心理の情景化 抉り出される普遍性

筆者である、藤九郎さんの意図とは違うのかもしれませんが、私に伝わってきた事をレビューとさせていただきます。
この文章たちが私の心を掴んでしまうのは、自分の奥底にある何かを呼び覚ましてしまうからなのでしょう。
誰もが持っている、認められない部分、自分の嫌いなところ、もしかしたら、心の奥底に閉じ込めてしまって、そのまま忘れた気になっている事があるかもしれません。
藤九郎さんはせっかく私が隠しているものを、わざわざもっとも見えやすい私の肌に持ってきてしまって、目をふさごうにもふさげない、触らないで置こうにも、普段は気にも止めない髪の毛さえそれを突き刺してしまうのです。
おどろおどろしい描写が、あたかも催眠導入の様に、私を心の奥底まで連れて行き、見たくないものを付きつけます。

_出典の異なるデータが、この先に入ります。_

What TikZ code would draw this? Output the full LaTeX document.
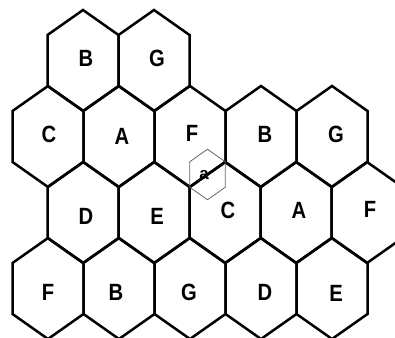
\documentclass[tikz,border=0pt]{standalone}
\usepackage{fontspec}
\setmainfont{Liberation Sans}
\begin{document}
\begin{tikzpicture}[x=1pt,y=-1pt,
  hexline/.style={line width=2.5pt,line join=miter,black},
  smallhex/.style={line width=0.8pt,gray!80!black},
  lbl/.style={font=\fontsize{23.5}{23.5}\selectfont\bfseries,inner sep=0pt,xscale=0.86},
  smalllbl/.style={font=\fontsize{17}{17}\selectfont\bfseries,inner sep=0pt}]
\useasboundingbox (0,0) rectangle (395,337);
\clip (0,0) rectangle (395,337);
% big hexagons (half width 35.5, tip 50.5, shoulder 25.5)
\foreach \cx/\cy in {83/60.5,154/60.5,
  48/136.5,119/136.5,190/136.5,261/136.5,332/136.5,
  83/212.5,154/212.5,225/212.5,296/212.5,367/212.5,
  48/288.5,119/288.5,190/288.5,261/288.5,332/288.5}{
  \draw[hexline] (\cx,\cy-50.5) -- (\cx+35.5,\cy-25.5) -- (\cx+35.5,\cy+25.5)
    -- (\cx,\cy+50.5) -- (\cx-35.5,\cy+25.5) -- (\cx-35.5,\cy-25.5) -- cycle;
}
% small hexagon a
\draw[smallhex] (207.5,149.25) -- (225.25,161.75) -- (225.25,187.25)
  -- (207.5,199.75) -- (189.75,187.25) -- (189.75,161.75) -- cycle;
% labels
\node[lbl] (b1) at (86,58) {B};
\node[lbl] (g1) at (157,58) {G};
\node[lbl] (c2) at (49,134) {C};
\node[lbl] (a2) at (122,136) {A};
\node[lbl] (f2) at (192,133) {F};
\node[lbl] (b2) at (265,134) {B};
\node[lbl] (g2) at (336,134) {G};
\node[lbl] (d3) at (86,216) {D};
\node[lbl] (e3) at (157,216) {E};
\node[lbl] (c3) at (228,210) {C};
\node[lbl] (a3) at (299,210) {A};
\node[lbl] (f3) at (370,209) {F};
\node[lbl] (f4) at (48,292) {F};
\node[lbl] (b4) at (116,292) {B};
\node[lbl] (g4) at (189,292) {G};
\node[lbl] (d4) at (265,292) {D};
\node[lbl] (e4) at (336,293) {E};
\node[smalllbl] (sa) at (204,175) {a};
\end{tikzpicture}
\end{document}
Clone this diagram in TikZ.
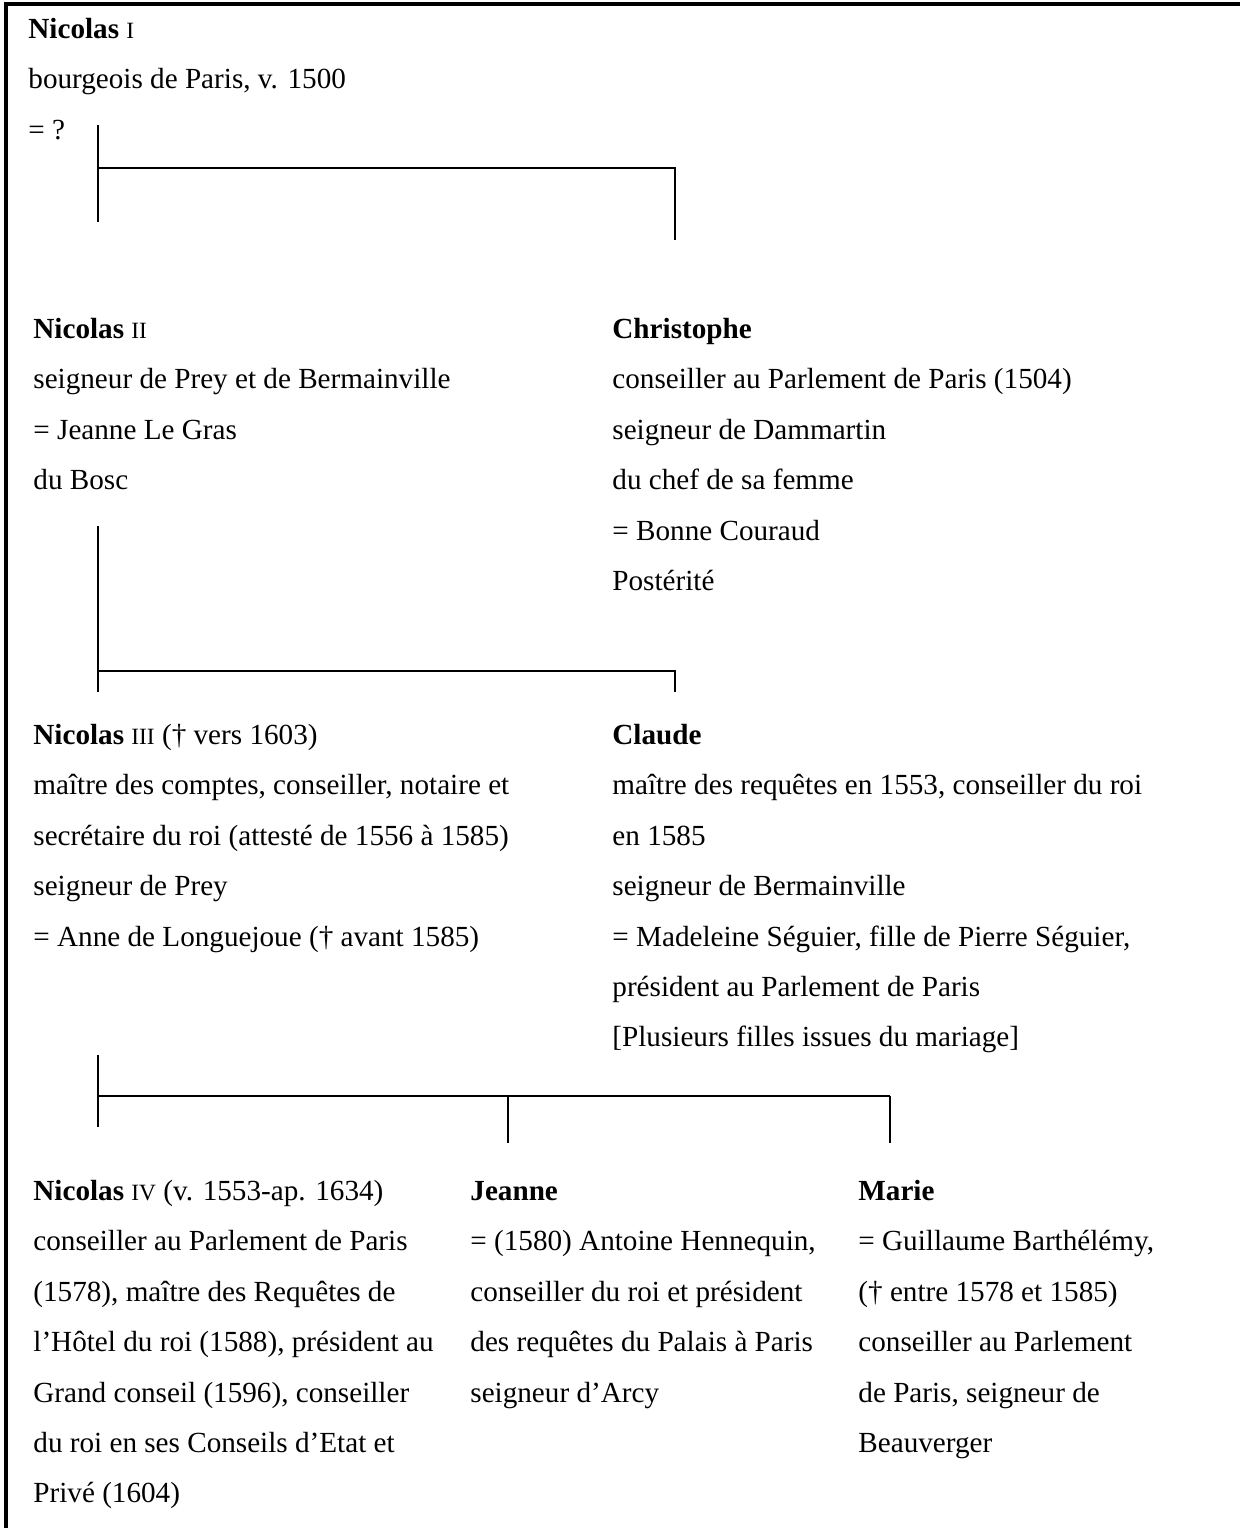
\documentclass[tikz,border=0pt]{standalone}
\usepackage{fontspec}
\setmainfont{Liberation Serif}
\usetikzlibrary{positioning}

\newcommand{\rnum}[1]{{\fontsize{11.2}{11.2}\selectfont #1}}
\newcommand{\hd}{\rule{0pt}{11pt}}

\begin{document}
\begin{tikzpicture}[x=0.48pt, y=-0.48pt,
  person/.style={anchor=north west, yshift=11pt, align=left, inner sep=0pt, font=\fontsize{14}{24.2}\selectfont},
  stem/.style={line width=0.9pt},
  bar/.style={line width=1.3pt},
  frame/.style={line width=1.5pt}]
  \useasboundingbox (0,0) rectangle (1240,1528);

  % Frame
  \draw[frame] (6,1528) -- (6,4) -- (1240,4);

  % Nicolas I
  \node[person] (nicolasI) at (28,38) {\hd\textbf{Nicolas} \rnum{I}\\bourgeois de Paris, v. 1500\\= ?};

  % First fork
  \coordinate (f1a) at (98,125);
  \coordinate (f1b) at (98,222);
  \coordinate (bar1) at (98,168);
  \coordinate (f1c) at (675,240);
  \draw[stem] (f1a) -- (f1b);
  \draw[stem] (bar1) -| (f1c);

  % Nicolas II
  \node[person] (nicolasII) at (33,338) {\hd\textbf{Nicolas} \rnum{II}\\seigneur de Prey et de Bermainville\\= Jeanne Le Gras\\du Bosc};

  % Christophe
  \node[person] (christophe) at (612,338) {\hd\textbf{Christophe}\\conseiller au Parlement de Paris (1504)\\seigneur de Dammartin\\du chef de sa femme\\= Bonne Couraud\\Postérité};

  % Second fork
  \coordinate (f2a) at (98,526);
  \coordinate (f2b) at (98,692);
  \coordinate (bar2) at (98,671);
  \coordinate (f2c) at (675,692);
  \draw[stem] (f2a) -- (f2b);
  \draw[stem] (bar2) -| (f2c);

  % Nicolas III
  \node[person] (nicolasIII) at (33,744) {\hd\textbf{Nicolas} \rnum{III} (\textdagger{} vers 1603)\\maître des comptes, conseiller, notaire et\\secrétaire du roi (attesté de 1556 à 1585)\\seigneur de Prey\\= Anne de Longuejoue (\textdagger{} avant 1585)};

  % Claude
  \node[person] (claude) at (612,744) {\hd\textbf{Claude}\\maître des requêtes en 1553, conseiller du roi\\en 1585\\seigneur de Bermainville\\= Madeleine Séguier, fille de Pierre Séguier,\\président au Parlement de Paris\\ {[}Plusieurs filles issues du mariage{]}};

  % Third fork
  \coordinate (f3a) at (98,1055);
  \coordinate (f3b) at (98,1127);
  \coordinate (bar3) at (98,1096);
  \coordinate (f3c) at (508,1143);
  \coordinate (f3d) at (890,1143);
  \draw[stem] (f3a) -- (f3b);
  \draw[bar] (bar3) -- (bar3 -| f3d);
  \draw[stem] (f3c |- bar3) -- (f3c);
  \draw[stem] (f3d |- bar3) -- (f3d);

  % Nicolas IV
  \node[person] (nicolasIV) at (33,1200) {\hd\textbf{Nicolas} \rnum{IV} (v. 1553-ap. 1634)\\conseiller au Parlement de Paris\\(1578), maître des Requêtes de\\l’Hôtel du roi (1588), président au\\Grand conseil (1596), conseiller\\du roi en ses Conseils d’Etat et\\Privé (1604)};

  % Jeanne
  \node[person] (jeanne) at (470,1200) {\hd\textbf{Jeanne}\\= (1580) Antoine Hennequin,\\conseiller du roi et président\\des requêtes du Palais à Paris\\seigneur d’Arcy};

  % Marie
  \node[person] (marie) at (858,1200) {\hd\textbf{Marie}\\= Guillaume Barthélémy,\\(\textdagger{} entre 1578 et 1585)\\conseiller au Parlement\\de Paris, seigneur de\\Beauverger};
\end{tikzpicture}
\end{document}
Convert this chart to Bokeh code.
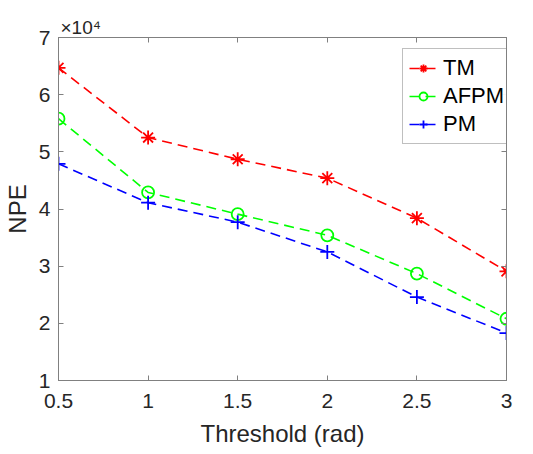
from bokeh.plotting import figure
from bokeh.models import (FixedTicker, CustomJSTickFormatter, LinearAxis,
                          Range1d, Legend, Title)
from bokeh.embed import file_html
from bokeh.resources import INLINE

# Data
threshold = [0.5, 1.0, 1.5, 2.0, 2.5, 3.0]
tm_npe = [64700, 52500, 48700, 45400, 38400, 29100]
afpm_npe = [55800, 42900, 39100, 35400, 28700, 20800]
pm_npe = [47900, 41100, 37700, 32500, 24600, 18300]
x_ticks = [0.5, 1.0, 1.5, 2.0, 2.5, 3.0]
y_ticks = [10000, 20000, 30000, 40000, 50000, 60000, 70000]

FONT = "Liberation Sans"
TXT = "#262626"
AX = "#808080"

p = figure(width=517, height=454, output_backend="svg", toolbar_location=None,
           x_range=Range1d(0.5, 3.0), y_range=Range1d(10000, 70000),
           min_border_left=51, min_border_right=11, min_border_top=37,
           min_border_bottom=74)
p.grid.visible = False
p.outline_line_color = AX
p.outline_line_width = 1
p.background_fill_color = "white"
p.border_fill_color = "white"

xfmt = CustomJSTickFormatter(code="return tick.toString()")
yfmt = CustomJSTickFormatter(code="return (Math.round(tick/1000)/10).toString()")
efmt = CustomJSTickFormatter(code="return ''")

def style_axis(ax, ticks, fmt, labels=True):
    ax.ticker = FixedTicker(ticks=ticks)
    ax.formatter = fmt
    ax.axis_line_color = AX
    ax.major_tick_line_color = AX
    ax.major_tick_in = 5
    ax.major_tick_out = 0
    ax.minor_tick_line_color = None
    ax.major_label_text_font = FONT
    ax.major_label_text_color = TXT
    ax.major_label_text_font_size = "21px" if labels else "1px"
    ax.axis_label_text_font = FONT
    ax.axis_label_text_color = TXT
    ax.axis_label_text_font_size = "24px"
    ax.axis_label_text_font_style = "normal"

style_axis(p.xaxis[0], x_ticks, xfmt)
style_axis(p.yaxis[0], y_ticks, yfmt)
p.xaxis[0].axis_label = "Threshold (rad)"
p.yaxis[0].axis_label = "NPE"
p.xaxis[0].major_label_standoff = 13
p.yaxis[0].major_label_standoff = 8
p.xaxis[0].axis_label_standoff = 9
p.yaxis[0].axis_label_standoff = 5

top_ax = LinearAxis()
style_axis(top_ax, x_ticks, efmt, labels=False)
top_ax.major_label_standoff = 0
right_ax = LinearAxis()
style_axis(right_ax, y_ticks, efmt, labels=False)
right_ax.major_label_standoff = 0
p.add_layout(top_ax, "above")
p.add_layout(right_ax, "right")

dash = "10 6"
series = [
    ("TM", tm_npe, "#ff0000", "asterisk", 14),
    ("AFPM", afpm_npe, "#00ff00", "circle", 12),
    ("PM", pm_npe, "#0000ff", "cross", 14),
]
items = []
for name, vals, col, mk, sz in series:
    l = p.line(threshold, vals, line_color=col, line_width=1.6, line_dash=dash)
    s = p.scatter(threshold, vals, marker=mk, size=sz, line_color=col,
                  fill_color=None, line_width=1.8)
    items.append((name, [l, s]))

legend = Legend(items=items, location=(344, 236))
legend.label_text_font = FONT
legend.label_text_font_size = "22px"
legend.label_text_color = "#000000"
legend.glyph_width = 28
legend.glyph_height = 20
legend.label_height = 20
legend.label_standoff = 6
legend.padding = 6
legend.spacing = 2
legend.margin = 0
legend.border_line_color = AX
legend.border_line_width = 1
legend.background_fill_color = "white"
p.add_layout(legend)

p.title = Title(text="×10⁴", align="left", offset=2, standoff=0,
                text_font=FONT, text_font_size="19px", text_color=TXT,
                text_font_style="normal")

open("out.html", "w").write(file_html(p, INLINE))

最後まで、おどろおどろしさを残しつつも、爽やかさを感じさせてくれるのは、私の心にこのように囁かれたからでした。
「誰もが認められない自分を持っているさ、でもね、いつか何とか折り合いを付けて、そいつとも仲良く出来るのさ」
誰もが抱えている普遍的なものを、すばらしい心理の情景化にのせて私に届かせてくれた――そう感じました。勉強になります。ありがとうございました。